One Style, Many Disciplines
Her column ranges from genetics to climate science, yet she insists she does not adapt her style to each field.
“I write in one core style,” she says:
- Hook readers with something startling or intriguing
- Tell the story clearly, without jargon, and explain why it matters
- Drip-feed facts rather than front-loading
- Give it a beginning, middle, and end
- Leave readers with something at the end
“I strip out excess words. Never use ten when five will do. My readers are intelligent, they may not be scientists, but they can follow logic if you explain clearly.”
She also rotates topics intentionally. “I try not to write about AI three weeks in a row.”
Navigating Pushback
When dealing with criticism, Ahuja draws a sharp line between factual errors and disagreements.
“If I get a fact wrong, I correct it. The FT is a paper of record,” she says. “If people disagree with my opinion, that’s fine. It’s labelled opinion.”
Recently, she wrote that Elon Musk becoming a Fellow of the Royal Society poses problems given the society’s codes of conduct. “That will not have gone down well, but so be it.”
The pandemic brought particular challenges. “If you wrote anything pro-vaccine, the anti-vax crowd came out in force. You need thick skin, especially as a woman in journalism.”
Her advice: “Over time, you develop your own writing voice.”
The Future of Science Journalism
Science journalism is both stronger and more precarious than when she started.
“Reporting has become more professional. Universities and journals have strong press offices. The Science Media Centre exists. Science communication courses exist.”
But she sees a darker trend: “Facts are more contested. Ten years ago, most people agreed on basic facts about vaccines. Now, with fragmented media and alternative-facts culture, people pick the facts they want.”
Content creators and grifters exploit this. “People will say, ‘I saw someone online claiming the COVID vaccine lets Bill Gates alter your DNA,’ and believe it.”
The pandemic also brought an overload of preprints. “You had to judge which un-peer-reviewed papers were worth pursuing. Readers were scared for their families, jobs, the world. There was huge responsibility.”
Her approach: transparency. “Sometimes you have to say, ‘This is my understanding now, it could change.’ Transparency builds trust.”
Quick-Fire Round
Print or digital for reading science news?
“I prefer print, but I read digital.”
One scientific breakthrough you wish you had covered?
“The gene-edited babies.”
Coffee, tea, or something else when writing on deadline?
“Tea.”
Favourite scientist (living or historical)?
“Einstein or Darwin.”
Science myth you wish everyone would stop believing?
“‘Vaccines don’t work.’”
Mentor or role model?
“I didn’t know any journalists growing up. Honestly, my late dad. He told me I could do anything.”
Parting Advice
I ask Ahuja for one piece of advice for aspiring journalists. Her answer is quick, layered, and almost a manifesto:
“Read. Consume. Think deeply about the world. Practise your writing. Get outside your comfort zone. Experience life, everything you do feeds into your work. Take opportunities. Be open to them.”

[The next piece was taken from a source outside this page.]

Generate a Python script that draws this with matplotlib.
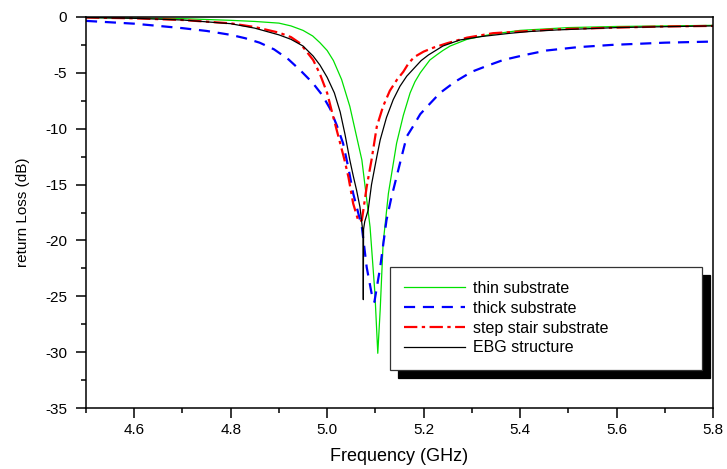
import matplotlib
matplotlib.use('Agg')
import matplotlib.pyplot as plt
from matplotlib.ticker import MultipleLocator

plt.rcParams['font.family'] = ['Liberation Sans', 'DejaVu Sans']
plt.rcParams['axes.unicode_minus'] = False

#%% data (frequency in GHz, return loss in dB)
f_thin = [4.5, 4.6, 4.7, 4.8, 4.85, 4.9, 4.925, 4.95, 4.97, 4.985, 5.0, 5.013, 5.03,
          5.047, 5.06, 5.072, 5.089, 5.099, 5.105, 5.110, 5.116, 5.127, 5.144, 5.158,
          5.172, 5.182, 5.193, 5.213, 5.227, 5.24, 5.255, 5.29, 5.34, 5.4, 5.5, 5.6,
          5.7, 5.8]
s_thin = [-0.05, -0.1, -0.15, -0.3, -0.4, -0.55, -0.8, -1.2, -1.7, -2.3, -3.0, -3.9, -5.6,
          -8.0, -10.5, -12.8, -18.8, -24.7, -30.1, -26.2, -20.3, -15.8, -11.3, -8.8,
          -6.8, -5.8, -5.0, -3.85, -3.4, -3.0, -2.6, -2.0, -1.55, -1.2, -0.95, -0.85,
          -0.8, -0.75]

f_thick = [4.5, 4.6, 4.65, 4.7, 4.75, 4.8, 4.83, 4.86, 4.89, 4.92, 4.945, 4.97, 4.99,
           5.006, 5.02, 5.033, 5.044, 5.054, 5.063, 5.072, 5.082, 5.092, 5.098, 5.110,
           5.123, 5.133, 5.144, 5.155, 5.165, 5.178, 5.193, 5.21, 5.234, 5.265, 5.30,
           5.33, 5.365, 5.41, 5.455, 5.52, 5.59, 5.7, 5.8]
s_thick = [-0.35, -0.6, -0.8, -1.0, -1.25, -1.6, -1.9, -2.3, -2.9, -3.8, -4.8, -5.9, -7.0,
           -8.2, -9.7, -11.3, -13.5, -15.8, -17.3, -18.8, -22.4, -24.7, -25.5, -22.4,
           -18.2, -16.2, -14.3, -12.4, -10.7, -9.8, -8.7, -7.9, -6.8, -5.8, -4.9,
           -4.4, -3.85, -3.4, -3.0, -2.7, -2.5, -2.3, -2.2]

f_step = [4.5, 4.6, 4.7, 4.8, 4.85, 4.9, 4.925, 4.944, 4.971, 4.985, 5.0, 5.013, 5.027,
          5.036, 5.044, 5.054, 5.065, 5.072, 5.082, 5.092, 5.103, 5.116, 5.13, 5.145,
          5.158, 5.168, 5.18, 5.2, 5.22, 5.248, 5.29, 5.344, 5.4, 5.476, 5.6, 5.7, 5.8]
s_step = [-0.05, -0.12, -0.27, -0.57, -0.9, -1.4, -1.8, -2.36, -3.85, -5.1, -6.8, -9.0, -11.3,
          -12.8, -14.3, -16.7, -18.3, -18.2, -15.2, -12.8, -9.8, -8.0, -6.6, -5.6,
          -4.9, -4.2, -3.6, -3.1, -2.75, -2.36, -1.85, -1.45, -1.3, -1.1, -0.95,
          -0.85, -0.8]

f_ebg = [4.5, 4.6, 4.7, 4.8, 4.85, 4.9, 4.925, 4.95, 4.971, 4.985, 5.0, 5.015, 5.027,
         5.037, 5.047, 5.054, 5.061, 5.068, 5.0745, 5.075, 5.0755, 5.078, 5.085, 5.092,
         5.103, 5.11, 5.123, 5.137, 5.151, 5.165, 5.18, 5.195, 5.21, 5.24, 5.275,
         5.32, 5.379, 5.42, 5.476, 5.6, 5.7, 5.8]
s_ebg = [-0.05, -0.12, -0.27, -0.6, -1.0, -1.6, -2.0, -2.6, -3.5, -4.3, -5.4, -6.8, -8.5,
         -10.5, -12.8, -14.2, -15.5, -17.0, -19.4, -25.3, -19.0, -18.3, -17.3, -15.0,
         -12.5, -11.0, -9.0, -7.4, -6.2, -5.3, -4.6, -3.9, -3.4, -2.6, -2.06,
         -1.75, -1.46, -1.3, -1.16, -0.95, -0.87, -0.8]

labels = ['thin substrate', 'thick substrate', 'step stair substrate', 'EBG structure']

#%% plot
fig = plt.figure(figsize=(7.27, 4.69), dpi=100)
ax = fig.add_axes([0.1183, 0.130, 0.8624, 0.8338])

ax.plot(f_thin, s_thin, color='#00e000', lw=0.9, label=labels[0])
ax.plot(f_thick, s_thick, color='#0000ff', lw=1.6, linestyle=(0, (5, 3.5)), label=labels[1])
ax.plot(f_step, s_step, color='#ff0000', lw=1.6, linestyle=(0, (6, 2, 1.5, 2)), label=labels[2])
ax.plot(f_ebg, s_ebg, color='black', lw=0.9, label=labels[3])

ax.set_xlim(4.5, 5.8)
ax.set_ylim(-35, 0)
ax.xaxis.set_minor_locator(MultipleLocator(0.1))
ax.yaxis.set_major_locator(MultipleLocator(5))
ax.yaxis.set_minor_locator(MultipleLocator(2.5))
ax.set_xticks([4.6, 4.8, 5.0, 5.2, 5.4, 5.6, 5.8])
ax.set_xticklabels(['4.6', '4.8', '5.0', '5.2', '5.4', '5.6', '5.8'])
ax.tick_params(which='major', direction='out', length=7, width=1.1, labelsize=11)
ax.tick_params(which='minor', direction='out', length=3.5, width=1.1)
ax.tick_params(axis='x', which='major', pad=4)
ax.tick_params(axis='y', which='major', pad=6.5)
for sp in ax.spines.values():
    sp.set_linewidth(1.1)

ax.set_xlabel('Frequency (GHz)', fontsize=13, labelpad=8)
ax.set_ylabel('return Loss (dB)', fontsize=11, labelpad=11)

leg = ax.legend(loc='upper left', bbox_to_anchor=(0.485, 0.0913, 0.497, 0.2701),
                mode='expand', borderaxespad=0, fancybox=False, fontsize=11.5,
                handlelength=3.8, handletextpad=0.5, labelspacing=0.3, borderpad=0.9,
                framealpha=1, edgecolor='#333333',
                shadow={'ox': 5.8, 'oy': -5.8, 'color': 'black', 'alpha': 1})
leg.get_frame().set_linewidth(0.9)

fig.savefig('out.png', dpi=100)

Then she adds the line that encapsulates her whole career:
“Talk to people who are not like you.”
It is not just philosophy; it shaped her pandemic reporting.

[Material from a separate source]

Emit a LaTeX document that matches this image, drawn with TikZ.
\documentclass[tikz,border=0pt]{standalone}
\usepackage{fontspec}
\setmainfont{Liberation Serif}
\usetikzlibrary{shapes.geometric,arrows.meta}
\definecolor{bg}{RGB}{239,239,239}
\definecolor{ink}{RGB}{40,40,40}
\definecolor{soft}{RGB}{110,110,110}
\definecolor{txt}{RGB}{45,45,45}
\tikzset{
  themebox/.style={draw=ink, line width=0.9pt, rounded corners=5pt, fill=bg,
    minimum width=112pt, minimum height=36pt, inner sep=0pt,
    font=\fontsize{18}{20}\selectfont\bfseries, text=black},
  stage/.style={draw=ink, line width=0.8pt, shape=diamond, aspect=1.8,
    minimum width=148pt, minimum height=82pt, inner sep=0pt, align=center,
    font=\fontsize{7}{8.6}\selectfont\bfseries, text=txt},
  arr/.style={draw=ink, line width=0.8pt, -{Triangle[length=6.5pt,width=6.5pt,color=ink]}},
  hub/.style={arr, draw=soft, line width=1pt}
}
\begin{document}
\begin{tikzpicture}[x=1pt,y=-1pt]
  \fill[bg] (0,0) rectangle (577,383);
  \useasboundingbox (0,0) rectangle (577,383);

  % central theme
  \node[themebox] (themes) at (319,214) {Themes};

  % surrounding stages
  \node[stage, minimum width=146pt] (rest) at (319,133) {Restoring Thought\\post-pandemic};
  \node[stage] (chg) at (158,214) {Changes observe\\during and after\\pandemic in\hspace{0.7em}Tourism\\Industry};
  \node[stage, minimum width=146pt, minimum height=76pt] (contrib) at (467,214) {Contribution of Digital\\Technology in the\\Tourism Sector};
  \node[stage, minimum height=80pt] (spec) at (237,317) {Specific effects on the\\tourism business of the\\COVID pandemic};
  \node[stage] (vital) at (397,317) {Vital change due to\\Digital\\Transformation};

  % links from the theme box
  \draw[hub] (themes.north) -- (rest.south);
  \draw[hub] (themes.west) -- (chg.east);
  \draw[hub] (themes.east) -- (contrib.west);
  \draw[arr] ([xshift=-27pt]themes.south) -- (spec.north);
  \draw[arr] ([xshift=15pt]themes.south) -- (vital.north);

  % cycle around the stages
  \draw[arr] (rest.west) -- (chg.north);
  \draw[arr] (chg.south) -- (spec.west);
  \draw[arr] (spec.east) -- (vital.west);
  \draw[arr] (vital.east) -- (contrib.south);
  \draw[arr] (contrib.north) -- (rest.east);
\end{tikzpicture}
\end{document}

“The two most important conversations I had in early Covid weren’t with scientists,” she says. “One was with a Sainsbury’s supermarket worker who told me she wouldn’t send her kids to school because Eton had closed, ‘if it’s not safe enough for the Eton boys, it’s not safe enough for mine.’ That was when I realised school attendance would become a big issue.”
“The second was with someone who feared that ethnic minority communities might become guinea pigs for the vaccine, a concern rooted in historical abuses like the Tuskegee syphilis experiment. Those conversations shaped how I wrote about the pandemic.”
She pauses, then adds:
“Life is there to be experienced, and it will make you a better journalist.”
It is advice that reflects her own career: a journalist who has spent three decades not just reporting on science, but allowing it, and the people affected by it, to challenge and change her.